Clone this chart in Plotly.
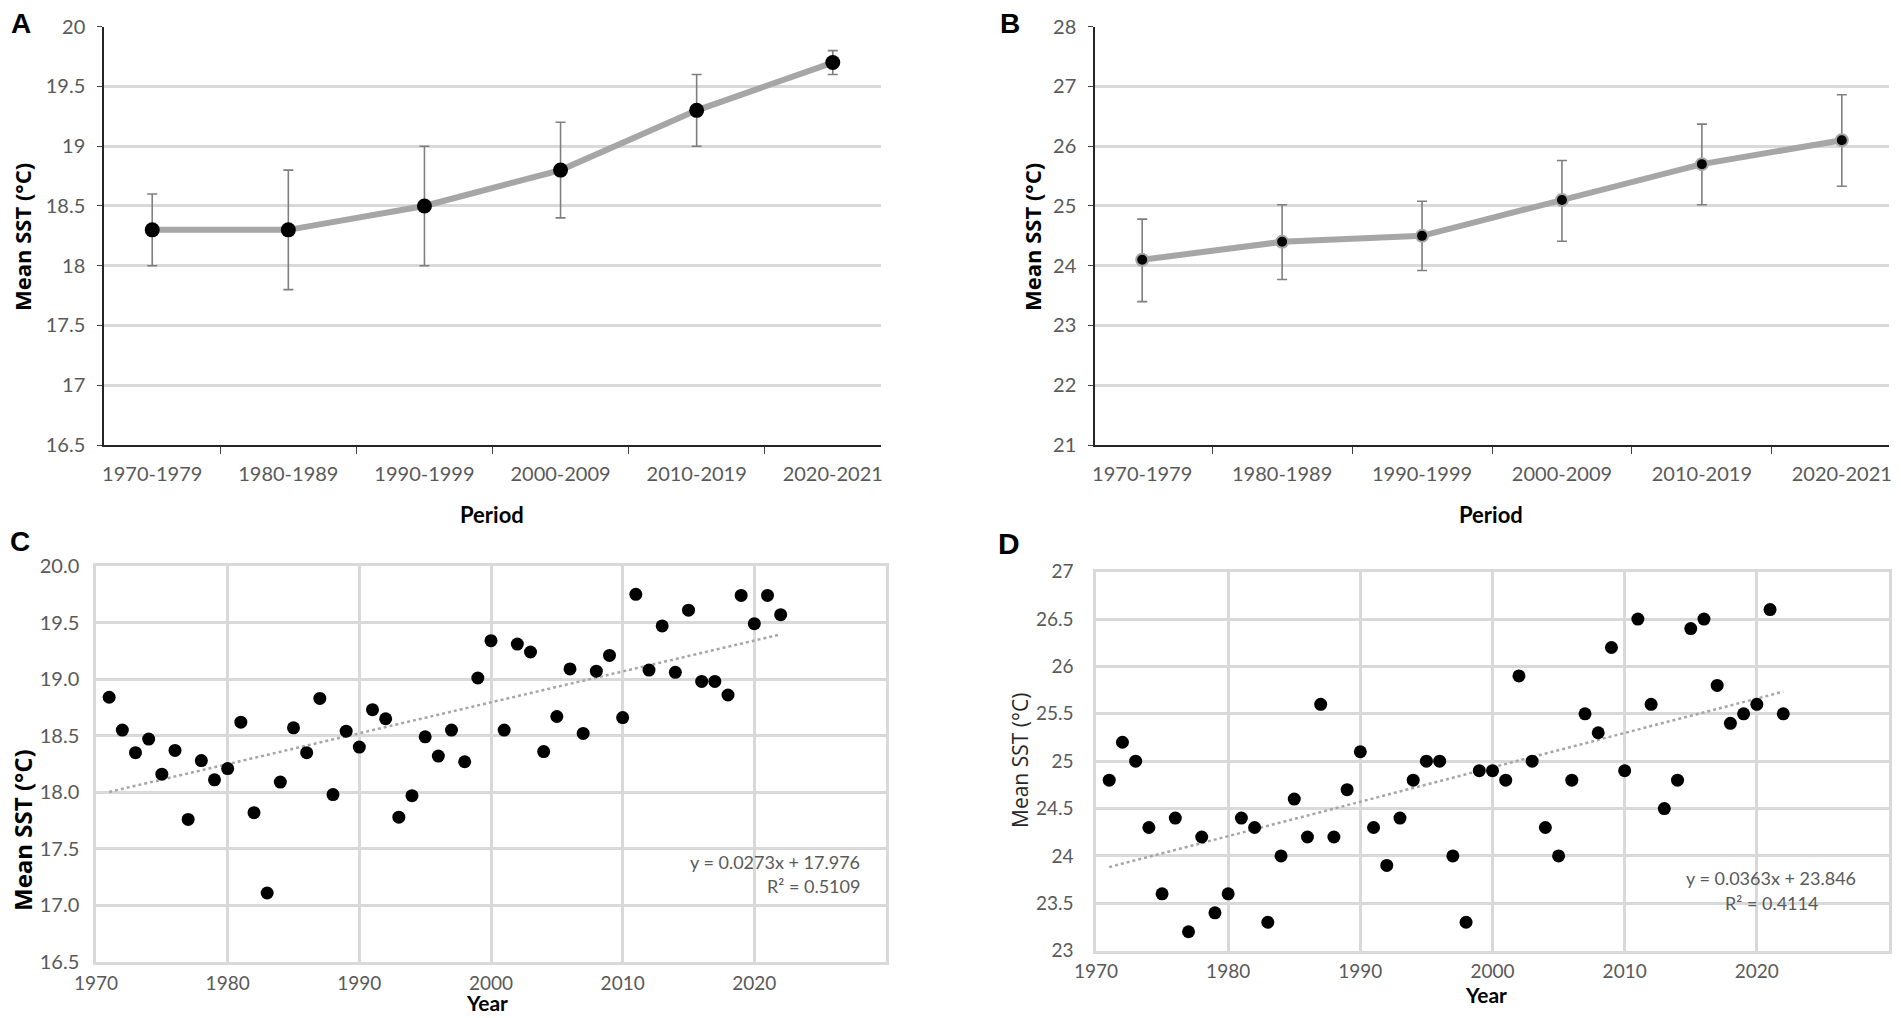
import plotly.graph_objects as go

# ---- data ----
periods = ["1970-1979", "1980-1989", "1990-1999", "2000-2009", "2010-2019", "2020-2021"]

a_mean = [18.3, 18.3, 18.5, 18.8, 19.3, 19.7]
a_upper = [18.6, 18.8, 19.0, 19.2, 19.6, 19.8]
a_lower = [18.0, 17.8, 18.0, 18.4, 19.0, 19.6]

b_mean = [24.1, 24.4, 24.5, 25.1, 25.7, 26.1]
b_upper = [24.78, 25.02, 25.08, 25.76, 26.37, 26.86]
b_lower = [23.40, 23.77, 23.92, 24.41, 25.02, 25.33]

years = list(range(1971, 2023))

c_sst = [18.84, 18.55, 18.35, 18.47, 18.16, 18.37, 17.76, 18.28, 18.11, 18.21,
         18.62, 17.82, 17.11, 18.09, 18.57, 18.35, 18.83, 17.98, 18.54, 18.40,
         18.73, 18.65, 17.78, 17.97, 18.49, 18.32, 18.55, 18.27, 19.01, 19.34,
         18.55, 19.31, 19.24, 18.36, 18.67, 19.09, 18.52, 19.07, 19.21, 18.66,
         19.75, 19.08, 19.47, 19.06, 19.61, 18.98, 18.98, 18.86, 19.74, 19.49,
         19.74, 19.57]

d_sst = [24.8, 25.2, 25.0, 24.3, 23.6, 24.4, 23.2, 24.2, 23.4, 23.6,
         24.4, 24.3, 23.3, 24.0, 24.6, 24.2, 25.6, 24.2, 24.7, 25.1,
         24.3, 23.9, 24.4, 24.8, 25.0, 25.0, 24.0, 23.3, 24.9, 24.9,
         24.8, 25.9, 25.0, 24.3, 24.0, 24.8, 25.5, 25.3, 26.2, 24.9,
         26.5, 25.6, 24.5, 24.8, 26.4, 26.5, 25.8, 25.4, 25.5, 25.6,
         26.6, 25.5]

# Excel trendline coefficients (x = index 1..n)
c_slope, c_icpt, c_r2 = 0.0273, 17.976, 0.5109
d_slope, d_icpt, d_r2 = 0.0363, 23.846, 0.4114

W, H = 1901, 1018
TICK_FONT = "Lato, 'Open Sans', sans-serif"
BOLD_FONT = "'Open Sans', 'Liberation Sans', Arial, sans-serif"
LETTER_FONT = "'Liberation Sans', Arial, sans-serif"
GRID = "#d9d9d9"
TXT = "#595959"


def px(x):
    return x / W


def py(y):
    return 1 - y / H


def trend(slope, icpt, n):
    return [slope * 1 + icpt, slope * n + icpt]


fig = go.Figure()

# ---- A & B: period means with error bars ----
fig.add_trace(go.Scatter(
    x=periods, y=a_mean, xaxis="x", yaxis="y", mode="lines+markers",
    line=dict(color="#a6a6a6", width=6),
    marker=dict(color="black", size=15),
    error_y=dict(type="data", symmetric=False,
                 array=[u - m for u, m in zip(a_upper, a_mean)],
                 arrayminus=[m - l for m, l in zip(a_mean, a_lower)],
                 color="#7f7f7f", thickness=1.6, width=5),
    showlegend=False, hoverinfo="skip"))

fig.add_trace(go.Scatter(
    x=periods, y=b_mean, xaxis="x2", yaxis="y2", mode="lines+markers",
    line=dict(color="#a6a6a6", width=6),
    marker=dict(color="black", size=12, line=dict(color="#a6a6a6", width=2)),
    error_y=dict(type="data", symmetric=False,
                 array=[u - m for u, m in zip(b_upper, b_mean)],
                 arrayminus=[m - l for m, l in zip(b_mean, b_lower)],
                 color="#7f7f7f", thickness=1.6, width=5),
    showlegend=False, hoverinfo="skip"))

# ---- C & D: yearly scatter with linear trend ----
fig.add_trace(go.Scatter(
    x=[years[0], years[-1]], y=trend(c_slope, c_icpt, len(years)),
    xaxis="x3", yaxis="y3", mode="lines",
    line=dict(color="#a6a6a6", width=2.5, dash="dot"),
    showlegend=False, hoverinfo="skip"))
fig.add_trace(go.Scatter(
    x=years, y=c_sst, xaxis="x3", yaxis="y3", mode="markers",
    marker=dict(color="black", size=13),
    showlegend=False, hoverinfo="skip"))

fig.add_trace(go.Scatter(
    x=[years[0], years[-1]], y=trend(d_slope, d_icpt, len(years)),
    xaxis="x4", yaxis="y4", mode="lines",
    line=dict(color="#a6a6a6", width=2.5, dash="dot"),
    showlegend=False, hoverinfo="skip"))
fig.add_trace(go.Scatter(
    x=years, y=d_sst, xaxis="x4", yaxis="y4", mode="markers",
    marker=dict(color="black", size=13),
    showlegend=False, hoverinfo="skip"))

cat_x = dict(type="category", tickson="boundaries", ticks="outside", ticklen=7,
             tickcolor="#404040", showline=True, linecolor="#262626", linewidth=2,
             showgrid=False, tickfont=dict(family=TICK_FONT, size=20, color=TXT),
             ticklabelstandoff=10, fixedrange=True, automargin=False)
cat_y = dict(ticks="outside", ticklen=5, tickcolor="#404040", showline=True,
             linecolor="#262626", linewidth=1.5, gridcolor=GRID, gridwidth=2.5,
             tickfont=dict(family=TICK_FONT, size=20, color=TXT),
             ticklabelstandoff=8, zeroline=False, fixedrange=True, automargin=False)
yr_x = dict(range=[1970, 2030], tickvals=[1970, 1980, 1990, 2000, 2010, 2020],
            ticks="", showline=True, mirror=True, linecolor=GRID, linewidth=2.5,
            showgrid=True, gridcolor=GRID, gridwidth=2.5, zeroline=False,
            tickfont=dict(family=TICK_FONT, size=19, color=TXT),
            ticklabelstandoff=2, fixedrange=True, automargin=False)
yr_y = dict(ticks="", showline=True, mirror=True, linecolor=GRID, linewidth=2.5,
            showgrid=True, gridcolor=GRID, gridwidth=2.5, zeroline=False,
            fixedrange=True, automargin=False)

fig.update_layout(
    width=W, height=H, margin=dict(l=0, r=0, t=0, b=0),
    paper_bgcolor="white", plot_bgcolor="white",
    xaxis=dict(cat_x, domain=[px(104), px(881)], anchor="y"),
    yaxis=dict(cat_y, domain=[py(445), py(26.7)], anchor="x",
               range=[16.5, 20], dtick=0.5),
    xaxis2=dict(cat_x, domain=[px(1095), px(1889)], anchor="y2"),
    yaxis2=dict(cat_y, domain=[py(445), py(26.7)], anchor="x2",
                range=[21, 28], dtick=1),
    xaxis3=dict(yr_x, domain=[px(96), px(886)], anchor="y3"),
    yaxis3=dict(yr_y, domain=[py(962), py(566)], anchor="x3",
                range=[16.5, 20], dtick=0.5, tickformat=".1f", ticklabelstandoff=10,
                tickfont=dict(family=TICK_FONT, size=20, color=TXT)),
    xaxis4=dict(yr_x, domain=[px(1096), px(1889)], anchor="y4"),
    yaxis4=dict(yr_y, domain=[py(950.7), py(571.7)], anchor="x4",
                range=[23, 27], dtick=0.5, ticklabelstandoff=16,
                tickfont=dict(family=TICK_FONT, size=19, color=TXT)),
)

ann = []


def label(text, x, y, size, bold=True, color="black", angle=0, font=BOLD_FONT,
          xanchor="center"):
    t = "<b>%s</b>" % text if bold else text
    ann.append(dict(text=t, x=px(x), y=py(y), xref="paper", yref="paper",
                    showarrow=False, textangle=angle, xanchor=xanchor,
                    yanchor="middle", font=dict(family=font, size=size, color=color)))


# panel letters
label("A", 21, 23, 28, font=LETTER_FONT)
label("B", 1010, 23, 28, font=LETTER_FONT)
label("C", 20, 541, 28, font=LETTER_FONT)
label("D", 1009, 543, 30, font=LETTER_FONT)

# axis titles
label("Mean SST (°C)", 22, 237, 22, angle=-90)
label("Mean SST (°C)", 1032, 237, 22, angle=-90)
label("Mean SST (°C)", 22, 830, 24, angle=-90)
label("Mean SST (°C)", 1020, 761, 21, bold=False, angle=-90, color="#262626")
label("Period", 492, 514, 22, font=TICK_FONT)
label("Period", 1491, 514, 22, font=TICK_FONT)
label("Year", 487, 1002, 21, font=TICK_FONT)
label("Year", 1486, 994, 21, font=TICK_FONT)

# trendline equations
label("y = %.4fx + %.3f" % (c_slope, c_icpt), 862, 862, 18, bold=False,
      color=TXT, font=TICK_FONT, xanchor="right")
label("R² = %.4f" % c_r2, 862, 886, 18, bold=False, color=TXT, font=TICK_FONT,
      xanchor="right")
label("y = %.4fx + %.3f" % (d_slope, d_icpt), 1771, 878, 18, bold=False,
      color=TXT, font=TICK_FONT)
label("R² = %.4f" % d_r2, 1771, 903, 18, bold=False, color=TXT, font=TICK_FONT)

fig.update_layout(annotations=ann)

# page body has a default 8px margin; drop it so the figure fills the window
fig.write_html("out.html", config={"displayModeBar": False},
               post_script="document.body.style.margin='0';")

━━━━━━━━━━━━━━━━━━━━

Stated problem: Write down every line from the opening of the listing to the line with "years = list(range(1971, 2023))", both included, and nothing else; the pictures are omitted.

Problem solution:
Clone this chart in Plotly.
import plotly.graph_objects as go

# ---- data ----
periods = ["1970-1979", "1980-1989", "1990-1999", "2000-2009", "2010-2019", "2020-2021"]

a_mean = [18.3, 18.3, 18.5, 18.8, 19.3, 19.7]
a_upper = [18.6, 18.8, 19.0, 19.2, 19.6, 19.8]
a_lower = [18.0, 17.8, 18.0, 18.4, 19.0, 19.6]

b_mean = [24.1, 24.4, 24.5, 25.1, 25.7, 26.1]
b_upper = [24.78, 25.02, 25.08, 25.76, 26.37, 26.86]
b_lower = [23.40, 23.77, 23.92, 24.41, 25.02, 25.33]

years = list(range(1971, 2023))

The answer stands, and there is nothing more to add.